Feeling deceived by a movie trailer, Michigan native Sarah Deming decided to sue its distributor for being misleading under her state’s Consumer Protection Act. She claims that the trailer for Drive made her think it would be like Fast Five (compare trailers below), and she felt tricked into seeing an inferior film. Film critics would disagree with that latter assessment, giving the film strong reviews and awarding the film the Best Director Award at the Cannes Film Festival.

In her complaint, filed in the Sixth Judicial Circuit of Michigan, Deming states distributor Distribution LLC “promoted the film DRIVE as very similar to the Fast and Furious, or similar, series of movies” and that it “bore very little similarity to a chase, or race action film…having very little driving in the motion picture.” Feeling she was duped into a bad movie, she decided to sue. An anchor for the local press, in a rather inept parroting of the complaint called the critically acclaimed film “an even worse movie” than its trailer.
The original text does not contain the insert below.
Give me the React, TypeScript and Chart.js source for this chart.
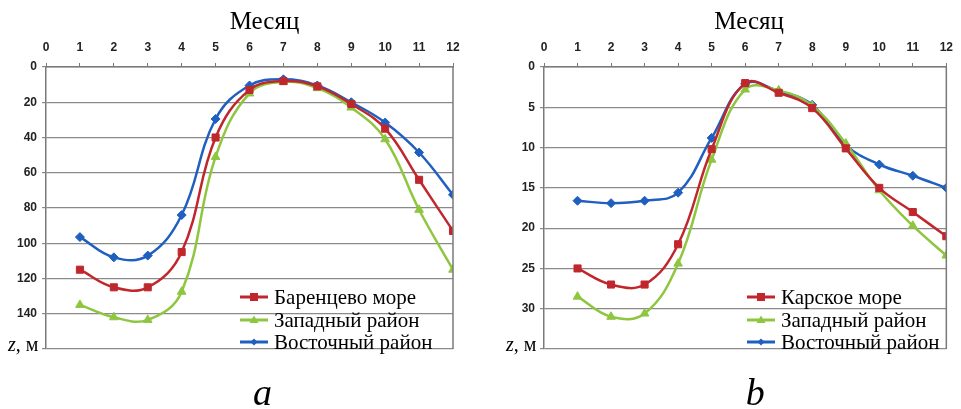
import React, { useEffect, useRef } from "react";
import { Chart, registerables } from "chart.js";

Chart.register(...registerables);

const months = [1, 2, 3, 4, 5, 6, 7, 8, 9, 10, 11, 12];

// Panel a — Barents Sea
const barentsDepth = [115, 125, 125, 105, 40, 13, 8, 11, 21, 35, 64, 93];
const westADepth = [135, 142, 143.5, 127.5, 51, 15, 8.5, 12, 23, 41, 81, 115];
const eastADepth = [96.5, 108, 107, 84, 29.5, 10.5, 7, 10.5, 20, 31.5, 48.5, 72.5];

// Panel b — Kara Sea
const karaDepth = [25, 27, 27, 22, 10.2, 2, 3.2, 5.1, 10.1, 15, 18, 21];
const westBDepth = [28.5, 31, 30.6, 24.4, 11.5, 2.8, 2.9, 4.8, 9.5, 15.3, 19.7, 23.4];
const eastBDepth = [16.6, 16.9, 16.6, 15.6, 8.8, 2.1, 3, 4.7, 9.7, 12.1, 13.5, 15];

const namesA = ["Баренцево море", "Западный район", "Восточный район"];
const namesB = ["Карское море", "Западный район", "Восточный район"];
const axisTitle = "Месяц";

const RED = "#C0272D";
const GREEN = "#8EC63F";
const BLUE = "#1F5FBF";
const AXIS = "#7a7a7a";

const styles = [
  { color: RED, point: "rect", radius: 5 },
  { color: GREEN, point: "triangle", radius: 5 },
  { color: BLUE, point: "rectRot", radius: 4.5 },
];

function makeDatasets(names: string[], series: number[][]) {
  return series.map((vals, i) => ({
    label: names[i],
    data: months.map((m, j) => ({ x: m, y: vals[j] })),
    borderColor: styles[i].color,
    backgroundColor: styles[i].color,
    pointStyle: styles[i].point,
    pointRadius: styles[i].radius,
    pointBorderWidth: 1,
    borderWidth: 2.5,
    tension: 0.4,
    fill: false,
  }));
}

function makeConfig(
  names: string[],
  series: number[][],
  yMax: number,
  yStep: number,
  rightPad: number,
  legendLineX: number,
  panelLetter: string,
  titleShift: number,
  letterShift: number
): any {
  const frame = {
    id: "frame",
    afterDraw(chart: any) {
      const { ctx, chartArea } = chart;
      const midX = (chartArea.left + chartArea.right) / 2;
      ctx.save();
      ctx.strokeStyle = AXIS;
      ctx.lineWidth = 1.5;
      ctx.beginPath();
      ctx.moveTo(chartArea.right, chartArea.top);
      ctx.lineTo(chartArea.right, chartArea.bottom);
      ctx.stroke();
      // axis title
      ctx.fillStyle = "#000";
      ctx.textAlign = "center";
      ctx.textBaseline = "middle";
      ctx.font = "25px 'Liberation Serif'";
      ctx.fillText(axisTitle, midX + titleShift, 22);
      // z, м label
      ctx.textBaseline = "middle";
      ctx.textAlign = "left";
      ctx.font = "italic 20px 'Liberation Serif'";
      const zx = chartArea.left - 38;
      const zy = chartArea.bottom - 3;
      ctx.fillText("z", zx, zy);
      const zw = ctx.measureText("z").width;
      ctx.font = "20px 'Liberation Serif'";
      ctx.fillText(", м", zx + zw, zy);
      // legend
      const rows = [297, 320, 342];
      chart.data.datasets.forEach((ds: any, i: number) => {
        const y = rows[i];
        ctx.strokeStyle = ds.borderColor;
        ctx.lineWidth = 3;
        ctx.beginPath();
        ctx.moveTo(legendLineX, y);
        ctx.lineTo(legendLineX + 28, y);
        ctx.stroke();
        ctx.fillStyle = ds.borderColor;
        const cx = legendLineX + 14;
        ctx.beginPath();
        if (ds.pointStyle === "rect") {
          ctx.rect(cx - 4, y - 4, 8, 8);
        } else if (ds.pointStyle === "triangle") {
          ctx.moveTo(cx, y - 4.5);
          ctx.lineTo(cx + 4.5, y + 3);
          ctx.lineTo(cx - 4.5, y + 3);
          ctx.closePath();
        } else {
          ctx.moveTo(cx, y - 3.5);
          ctx.lineTo(cx + 3.5, y);
          ctx.lineTo(cx, y + 3.5);
          ctx.lineTo(cx - 3.5, y);
          ctx.closePath();
        }
        ctx.fill();
        ctx.fillStyle = "#000";
        ctx.font = "21px 'Liberation Serif'";
        ctx.textBaseline = "middle";
        ctx.fillText(ds.label, legendLineX + 34, y + 1);
      });
      // panel letter
      ctx.font = "italic 38px 'Liberation Serif'";
      ctx.textAlign = "center";
      ctx.textBaseline = "alphabetic";
      ctx.fillText(panelLetter, midX + letterShift, 405);
      ctx.restore();
    },
  };

  return {
    type: "line",
    data: { datasets: makeDatasets(names, series) },
    options: {
      animation: false,
      responsive: false,
      devicePixelRatio: 1,
      layout: { padding: { left: 0, top: 0, right: rightPad, bottom: 60 } },
      plugins: {
        legend: { display: false },
        tooltip: { enabled: false },
      },
      scales: {
        x: {
          type: "linear",
          position: "top",
          min: 0,
          max: 12,
          ticks: {
            stepSize: 1,
            padding: 8,
            color: "#222",
            font: { family: "'Liberation Sans'", weight: "bold", size: 12 },
          },
          grid: { drawOnChartArea: false, drawTicks: true, tickLength: 4, color: AXIS },
          border: { display: true, color: AXIS, width: 1.5 },
          title: { display: false },
          afterFit(scale: any) {
            scale.height = 67;
          },
        },
        y: {
          type: "linear",
          reverse: true,
          min: 0,
          max: yMax,
          ticks: {
            stepSize: yStep,
            padding: 5,
            color: "#222",
            font: { family: "'Liberation Sans'", weight: "bold", size: 12 },
            callback: (v: number) => (v === yMax ? "" : String(v)),
          },
          grid: { color: "#8a8a8a", lineWidth: 1.2, tickLength: 4 },
          border: { display: true, color: AXIS, width: 1.5 },
          afterFit(scale: any) {
            scale.width = 46;
          },
        },
      },
    },
    plugins: [frame],
  };
}

function Panel(props: {
  left: number;
  width: number;
  names: string[];
  series: number[][];
  yMax: number;
  yStep: number;
  rightPad: number;
  legendLineX: number;
  letter: string;
  titleShift: number;
  letterShift: number;
}) {
  const ref = useRef<HTMLCanvasElement | null>(null);
  useEffect(() => {
    if (!ref.current) return;
    const chart = new Chart(
      ref.current,
      makeConfig(
        props.names,
        props.series,
        props.yMax,
        props.yStep,
        props.rightPad,
        props.legendLineX,
        props.letter,
        props.titleShift,
        props.letterShift
      )
    );
    return () => chart.destroy();
  }, []);
  return (
    <canvas
      ref={ref}
      width={props.width}
      height={409}
      style={{ position: "absolute", left: props.left, top: 0, width: props.width, height: 409 }}
    />
  );
}

export default function App() {
  return (
    <div
      style={{
        position: "fixed",
        left: 0,
        top: 0,
        width: 961,
        height: 409,
        background: "#fff",
        overflow: "hidden",
      }}
    >
      <Panel
        left={0}
        width={480}
        names={namesA}
        series={[barentsDepth, westADepth, eastADepth]}
        yMax={160}
        yStep={20}
        rightPad={27}
        legendLineX={240}
        letter="a"
        titleShift={15}
        letterShift={13}
      />
      <Panel
        left={498}
        width={463}
        names={namesB}
        series={[karaDepth, westBDepth, eastBDepth]}
        yMax={35}
        yStep={5}
        rightPad={8}
        legendLineX={249}
        letter="b"
        titleShift={4}
        letterShift={10}
      />
    </div>
  );
}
Deming took her assertions a step further in accusing the film of antisemitism, claiming DRIVE “contained extreme gratuitous defamatory dehumanizing racism directed against members of the Jewish faith, and thereby promoted criminal violence against members of the Jewish faith.” (Did someone tell Albert Brooks or Ron Perlman before they signed up?) It appears Deming was shocked, just shocked, at the presence of Jewish mobsters, clearly unaware of a long history that found its way into no less a film than The Godfather Part II (which Deming probably would’ve sued for not being Scarface).
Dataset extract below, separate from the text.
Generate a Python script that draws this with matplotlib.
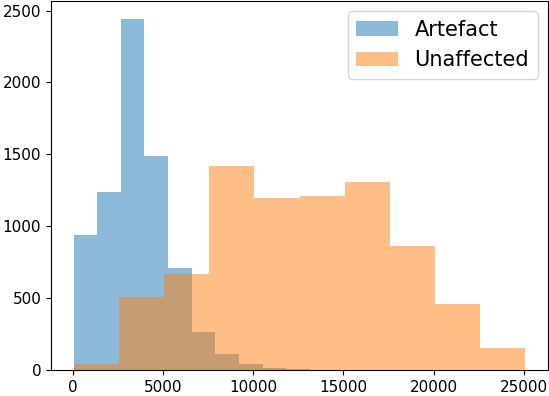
import matplotlib
matplotlib.use("Agg")
import matplotlib.pyplot as plt

# bin edges and counts
artefact_edges = [40, 1350, 2660, 3970, 5280, 6590, 7900, 9210, 10520, 11830, 13140]
artefact_counts = [937, 1236, 2444, 1486, 708, 264, 111, 42, 14, 7]

unaffected_edges = [40, 2545, 5050, 7555, 10060, 12565, 15070, 17575, 20080, 22585, 25090]
unaffected_counts = [42, 507, 667, 1417, 1194, 1208, 1306, 861, 458, 153]

fig = plt.figure(figsize=(5.49, 3.96), dpi=100)
ax = fig.add_subplot(1, 1, 1)
fig.subplots_adjust(left=51 / 549, right=548 / 549, top=1 - 1 / 396, bottom=1 - 370 / 396)

mids_a = [(artefact_edges[i] + artefact_edges[i + 1]) / 2 for i in range(len(artefact_counts))]
mids_u = [(unaffected_edges[i] + unaffected_edges[i + 1]) / 2 for i in range(len(unaffected_counts))]

ax.hist(mids_a, bins=artefact_edges, weights=artefact_counts, alpha=0.5, label="Artefact")
ax.hist(mids_u, bins=unaffected_edges, weights=unaffected_counts, alpha=0.5, label="Unaffected")

ax.tick_params(labelsize=11)
ax.legend(fontsize=15)

fig.savefig("out.png", dpi=100)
If you agree with Deming and would love to join her. Well, you’re in luck: She’s hoping it will turn into a class action

For your consideration, trailers of Drive and Fast Five are below:

Read the comments below or add one of your own.

susan gainen October 10, 2011 at 9:41 am

Is this woman unfamiliar with movie reviews?

Is there some teeny tiny type on a movie ticket that guarantees (a) a good time, (b) exactly
what you expected, or (c) the movie you would have made if you were doing it yourself.
Please, your Honor, dismiss this with all of the prejudice it deserves.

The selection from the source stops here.